It's easy to see the downsides in such a skill set. If you're going fast, you make mistakes (which commenters graciously point out with vim and vigor). You do not independently verify everything you write about. You do not develop the same basic skillset as a reporter. Scoops are not your holy grail. Plus, because you are fundamentally in the distribution game, you get to know the icky quantified insides of web ecology and psychology a bit too well.
But what about the good stuff? Surely, the best of the aggregators out there are learning some fascinating things about how to be good online and all of them are training themselves into certain habits of thought. Our own Rebecca Greenfield mentioned this to me this morning when she read about Fareed Zakaria's liberal take on sourcing quotes in his book. As told to the Washington Post:
"As I write explicitly [in the book], this is not an academic work where everything has to be acknowledged and footnoted," his said. The book contains "hundreds" of comments and quotes that aren't attributed because doing so, in context, would "interrupt the flow for the reader," he said.

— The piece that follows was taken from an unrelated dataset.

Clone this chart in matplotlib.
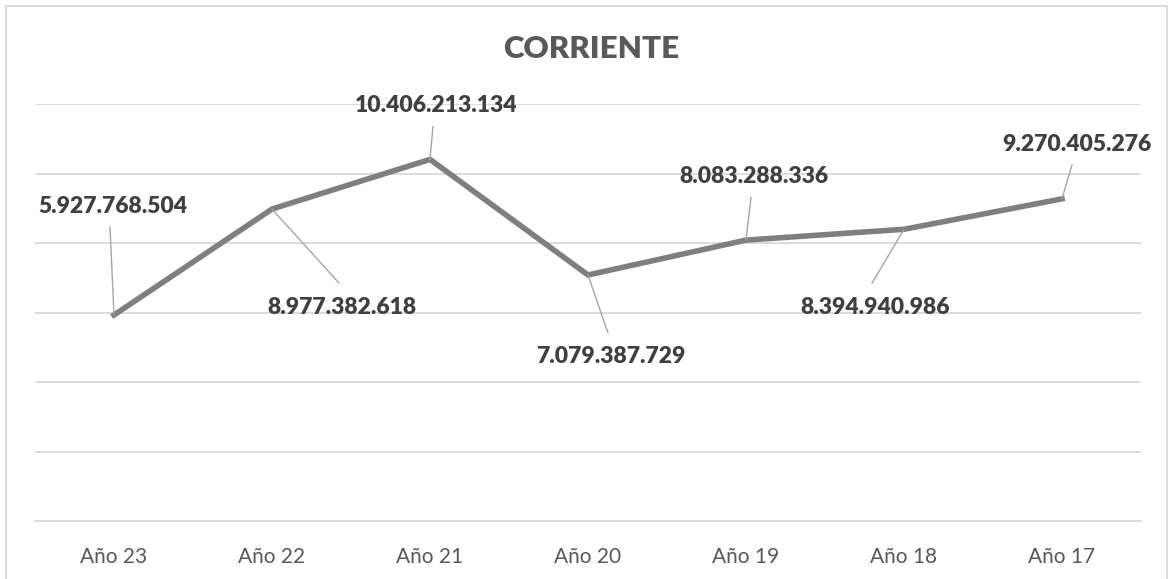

He compared his technique to other popular non-fiction authors. "Please look at other books in this genre and you will notice that I'm following standard practice," he said.
Let's put aside the assertion that people do not attribute quotes they did not hear with their own ears in any way in popular non-fiction books as a matter of debate (and annoyance to those of us who did labor at putting in hundreds of end notes).
"On the web, we're a lot of things, but you would never lift a quote and not provide a link or a source. It's just bizarre," Greenfield said to me. "Maybe it has to do with the idea that you would so obviously be caught, but it's also just how the job works."
An unsourced quote might pop up on Tumblr, but it would not happen with pro aggregators. Why? First, there are the ethical norms. Second, you'd get caught, by your commenters if no one else. But third -- and I'd argue most importantly, half the value the aggregator is providing is the quote and the other half is where it came from; a bunch of unsourced quotes would just not generate much interest or traffic. You think I'm kidding? Look at Gawker's top stories today. Every one of them (I clicked on a dozen) contains a source link and attribution. Same goes for The Wire.
Counterintuitively, we're training our aggregators to recognize the value in other people's work (and brands). We're telling them, "You're as good as the people you link to."
And that's the opposite of how print editors have traditionally thought. It's an enduringly great attribute of print magazines that they rigorously fact-check their writing. But references to other publications are regularly stripped out of text headed to publication whenever possible at every magazine I know of. And man, how many bloggers out there have written a great story only to see the Wall Street Journal (or the Times or Newsweek, etc) rip off the idea and execution without so much as a hat tip?* If that's your journalistic upbringing, of course you wouldn't worry about using an uncited quote here or there.